He’s flown almost a million miles already this year. As CEO of Momentum Worldwide, Chris Weil travels between the agency’s 68 offices globally, proselytizing for world-class creative that transcends the medium. This month, he’s a keynote speaker at PROMO Live. Weil has given Senior Editor Betsy Spethmann a preview of his presentation, and provided further thoughts on entrepreneurship, clutter, global culture and Mighty Mouse.
Q: What do you mean, “We are the clutter?”
A: A few years ago, we set out to find a way to measure creative ability of our offices around the world. Is there a standard measurement other than awards and profitability? So we set up 10 questions; the first one was, “Does it break through the clutter?” One creative director picked up another office’s board and said, “This is the clutter.” It was a direct shot. Often there are more boogers on the page than you know what to do with — there’s nothing visually appealing and no idea there. I see that too often in retail and packaged goods. Promotional marketing isn’t the clutter; execution is often the clutter.
Q: Are consumers better marketers than marketers?
A: Yes. We spend too much time talking to ourselves and to clients about what the brand means, and about the silos — business units, budgets. Very few companies have a holistic view of their communications because so much sits in different silos with different budgets and timeframes. Consumers are not constrained; they just consume the message. There’s a purity to the message when it’s right. And if the product is strong, then you’ve got an advocate.
Look at Crispin Porter + Bogusky: They demand to play across every field, in every business unit. [That scope] allows you to manage the messaging at all levels, as opposed to doing just what you’re hired to do. We get to do that some; we’re investing in creative prowess and thought leadership so we can do it more.
Q: What motivates a creative team?
A: Being able to have unbridled creativity, so that one, they can pull anything off, and two, a client will buy it. If you can free creatives up to have 100% belief that no matter what they come up with — because our medium is the world — we really can execute it, then you get unbridled creativity.
Our industry’s ability to pull off complex programs is what we’ve grown up on. We have innate ability to pull off the complicated. Well, to break through now, you have to do things that haven’t been done. And we can pull off anything.

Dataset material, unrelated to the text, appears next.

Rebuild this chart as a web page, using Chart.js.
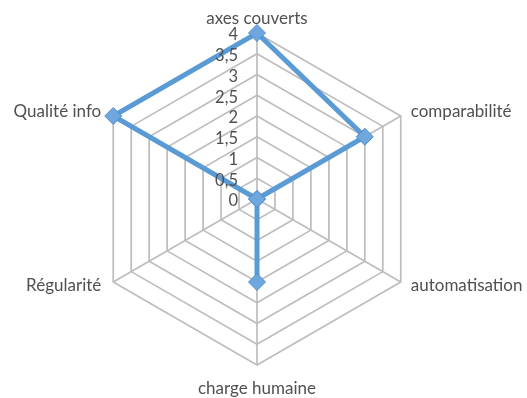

I don’t believe that the creative team is the answer; I believe in the yin and yang of account and creative to develop ideas. With complex messages and things that haven’t been done, you have to have the interplay between the two to make great creative.
And lastly: design, design, design. That’s where the industry often fails. Even if there’s a big idea, sometimes the visual execution doesn’t do it justice.
Q: What’s wrong with entrepreneurs?
A: Nothing. Anyone who can do it on his own, I have all the respect in the world for that. I’ve tried to keep an entrepreneurial culture alive here by pushing business decisions down; the best decisions are made as close to the client as possible. Our global staff is three people. Anything more is just overhead.
What makes an entrepreneur great is having a vision. But once you sell [your agency], you buy into a new vision. Once you cash that check, it’s not your vision alone. You lost control; it was your decision. You’ve got the Ferrari in the garage, not me, pal.
Often the level of management beneath an agency’s owner don’t have the same opportunities [to sell and sever ties], so you make your decision to buy [an agency] on the level below, not on the owner. An agency only has its culture; that’s all that differentiates us.
Q: What do you like about running a global business?
A: The complexity of different cultures. Watching multiple offices work together to do better work for one client. I love to see the commonality that exists among different cultures. [Being global] allows us to work with the biggest and best brands in the world. They challenge us, and let us play on a stage with them.
Q: How — and when — do you turn off work?
A: The only time I truly turn it off is sailing. I don’t do it as much as I used to. Time zones make it hard to get away; I’m talking to Asia while making breakfast for my kids. But I believe in time off. I write a weekly newsletter to the whole staff that highlights people who do cool things on their time off. One woman just took two weeks and went to Mexico for surfing camp. If you don’t take time off, how do you get inspired?
Q: Superman vs. Mighty Mouse, advertising vs. promotion: who’d win?
A: Both would lose. It’s not about discipline marketing anymore. It’s about having an idea, and then using the many tactics at our disposal to get the idea to connect with consumers. [Agencies] shouldn’t be defined by their tactics, but by their ideas, and their ability to execute them with strong design across any medium.
We’ve got media companies saying they can do promotion, and ad agencies trying to figure out where they fit in the new world of no TV, digital agencies saying that the world is two-way and the rest doesn’t matter. Promotion could be narrowly defined into a small tactic in a small window, or in its broader sense of an activity that causes an action. In the end, it’s all about moving the needle to helping our clients’ business grow. That’s the ultimate definition of a good or bad agency.